Photothermal efficiency enhancement of a nanofluid-based direct absorption solar collector utilizing magnetic nano-rotor

Abstract

The concentration of nanofluids and receiver depth are important factors that significantly affect the efficiency of direct absorption solar collectors. In the current work, the impact of the two factors is investigated using reduced graphene oxide/ethanol glycol nanofluids. The results show uneven temperature distribution in the receiver at high nanofluid concentration or when the receiver is deep. To overcome these issues, a forced convection nanofluid absorption system using α-Fe2O3 magnetic nanoparticles as the nano-rotor, and driven by an external rotating magnetic field, was designed. The mechanism of the new system is compared with the conventional one in detail.
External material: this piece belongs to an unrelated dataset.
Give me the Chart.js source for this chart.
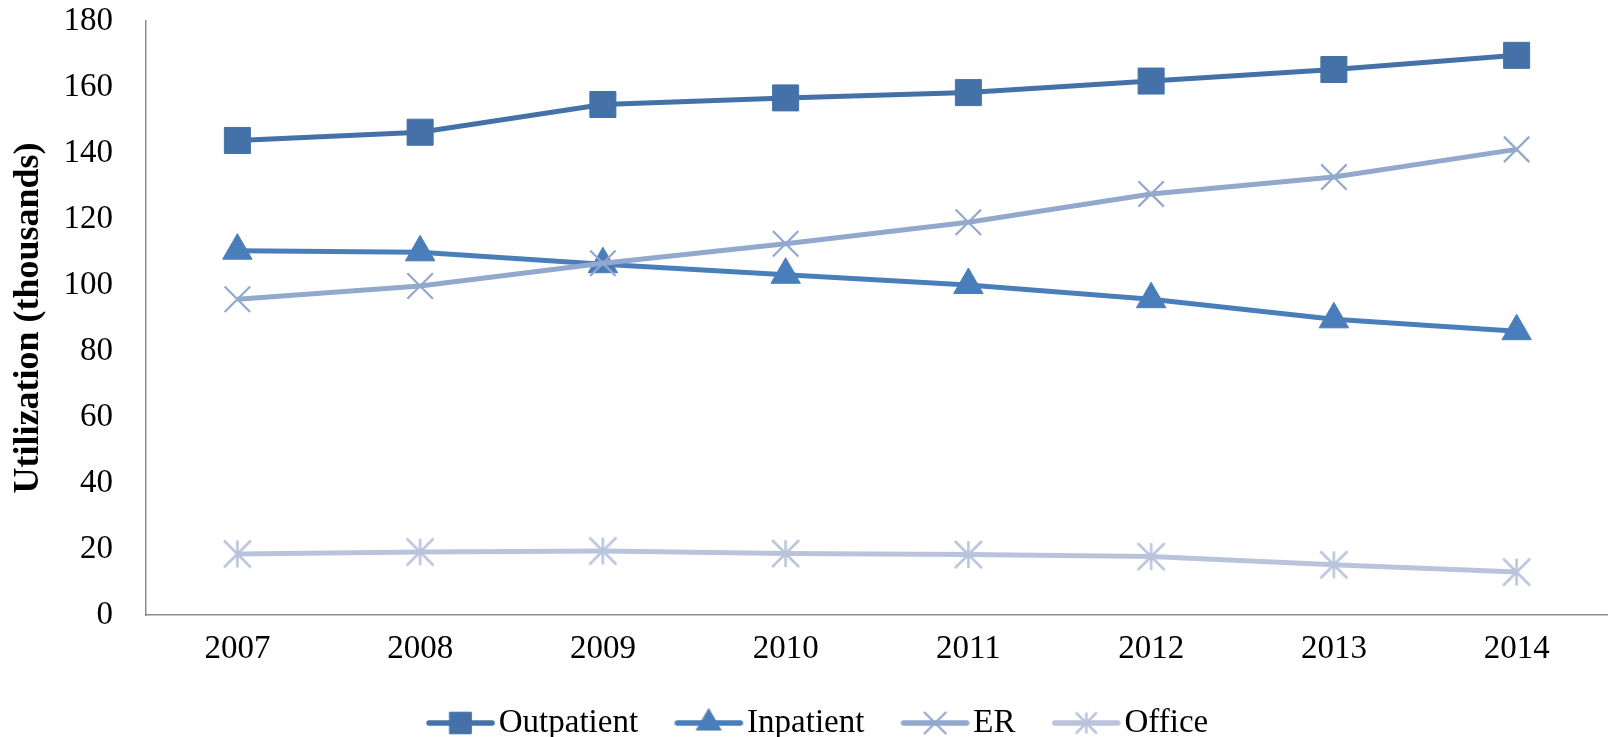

The photothermal conversion efficiency of the binary nanofluids (α-Fe2O3–graphene oxide/ethanol glycol nanofluids) in the new system reaches 56.8%, which is 14.5% higher than non-external rotating magnetic field nanofluids, for an RGO content of 0.007 wt%. This enhancement is ascribed to two effects of α-Fe2O3: improving the optical absorption capacity of binary nanofluids and acting as a nano-rotor. The optimum photothermal conversion efficiency is achieved at an RGO/α-Fe2O3 ratio of 3 in the current system.